Merci victohugotte ; personnellement, je préfère l’oeuvre du 2e peintre : un cadre doré 🙂
Ces trois fois rien méritent une place d’honneur dans mon recueil de pensées sur la peinture ! Un régal ! Et, en plus, le cadre de ce jugement des trois rien est Bruges… Merci, Danielle
Merci Danielle ; il faut que j’avoue que j’ai choisis Bruges parce que ça commence comme Bruegel 🙂
Elégant péché aussitôt pardonné !
Plus tard, Yasmina Reza poussera le rien à l’extrême dans sa pièce « art »
Quoique…le blanc est-il vraiment une absence de couleur ? 😉
•.¸¸.•*`*•.¸¸☆
encore une pièce que je ne connais pas 😦
c’est que j’ai plus lu Allais que Reza 🙂
Pas grave, elle risque d’en commettre d’autres (pièces) encore.
Alors que Alphonse, Raymond et Boris (presque frères comme vos trois peintres ?), c’est beaucoup moins sûr.
Texte quasi jubilatoire pour moi, sans rapport aucun avec les fêtes religieuses du calendrier immédiat.
Mes origines brugeoises applaudissent, autant qu’à une tarte brueghel aux pommes semée d’amandes et de cannelle. J’ai dégusté et savouré ce rien si coloré.
Merci Ingrid ! Une tarte aux pommes, aux amandes et à la cannelle ? Miam !!!

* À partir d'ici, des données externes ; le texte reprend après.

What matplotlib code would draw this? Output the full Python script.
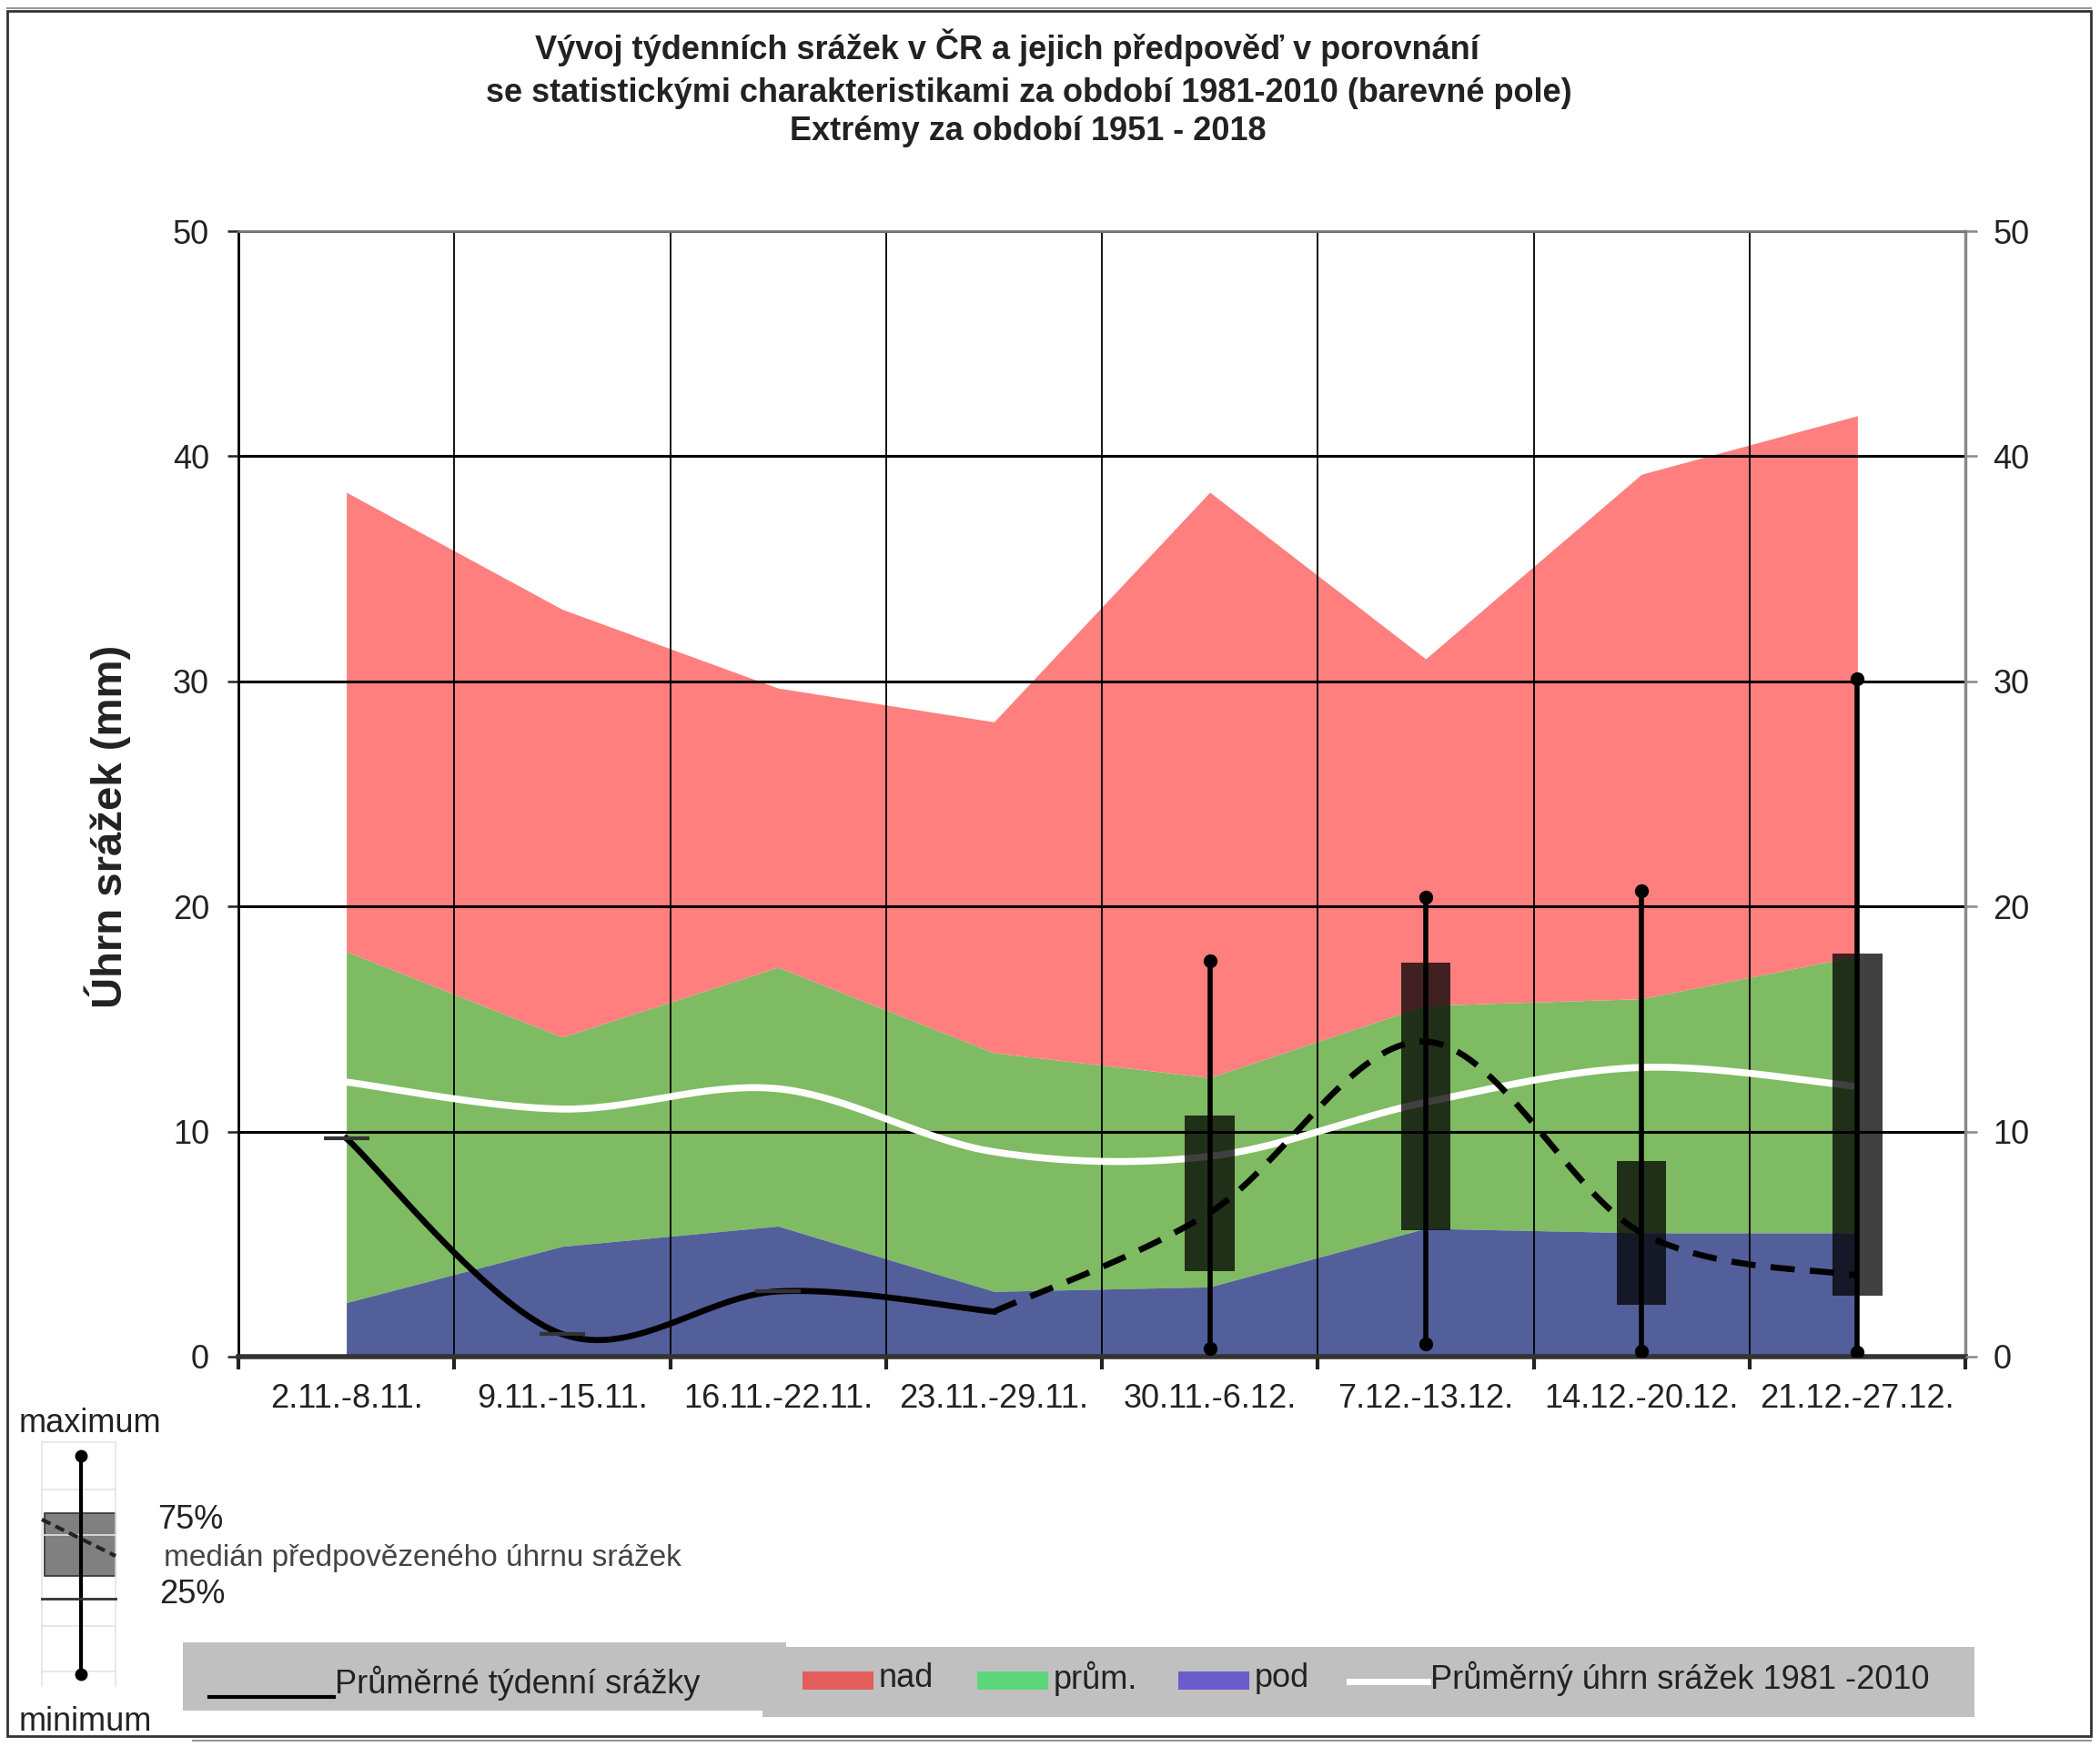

Eh, c’est ça les charmes du Plat Pays (Venez à Spa voir s’il est si plat !!). On n’a pas de gouvernement mais on a des tartes délicieuses (surtout à Tancrémont, on est très fort).
Comme disait le regretté Raymond Devos, trois fois rien c’est déjà quelque chose !
Tu n’es pas loin d’Alfred Jarry et de sa ‘pataphysique ! 😉
Merci Antiblues ; ‘Jarry et sa ‘Pataphysique ? c’est un vrai compliment, pour moi (via Vian, Queneau et Allais, bien sûr)
Très beau. Et je tente justement de réécrire l’histoire d’Icare ces temps-ci. 🙂
Excellent !
Tu contes l’art comme un conte, trois peintres, un duel de pinceau et le rien qui devient le tout ! C’est tout l’art de savoir mener l’art où bon nous semble, et tu y excelles aussi 🙂
Merci Laurence ; j’ai un peu triché, en transformant le cartel en duel 🙂
C’est délicieux, et c’est un texte qui sonne particulièrement bien, en plus d’avoir une conclusion malicieuse comme je les aime. J’aime beaucoup « franche-baffrée ».